During method development, repeat calculations for several charge states. This helps identify overlapping peaks. It also supports sanity checks before acquisition. Save exported files with sample names, dates, and operator notes for future traceability. This supports audit review later.

FAQs

What does m/z mean?

It means mass to charge ratio. In this page, the value is treated as daltons per elementary charge. The calculator uses that value directly in the flight time equation.

Why does charge state still appear?

Charge state helps estimate neutral ion mass and kinetic energy. Flight time from m/z and voltage does not depend on charge state after cancellation.
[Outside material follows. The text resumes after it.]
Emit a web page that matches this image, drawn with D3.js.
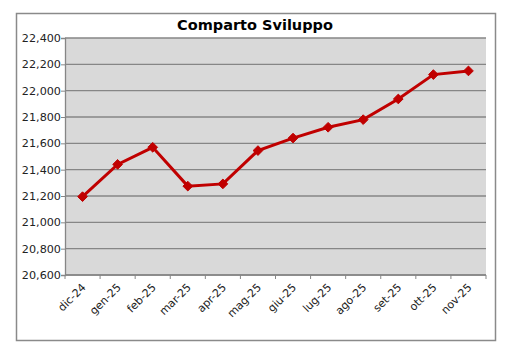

What is the effective path multiplier?

It scales the physical path. Use it for reflectron paths, folded paths, or instrument corrections. A value of one means no adjustment.

What is time zero offset?

It is a delay from extraction, triggering, cables, or electronics. The calculator adds it for predicted time and subtracts it for reverse solving.

Can this replace instrument calibration?

No. It is a planning and checking tool. Use standards and the instrument method for final reporting, especially with high resolution work.

How is calibration mode different?

Calibration mode builds a two point relation between time and square root of m/z. It can estimate unknown m/z or expected time.

Why are velocities shown?

Velocity helps find wrong units or unrealistic entries. Extreme values often indicate an incorrect voltage, path length, or time unit.

What does the uncertainty estimate include?

It combines simple relative sensitivity terms for mass, voltage, length, and timing. It is a quick estimate, not a complete uncertainty budget.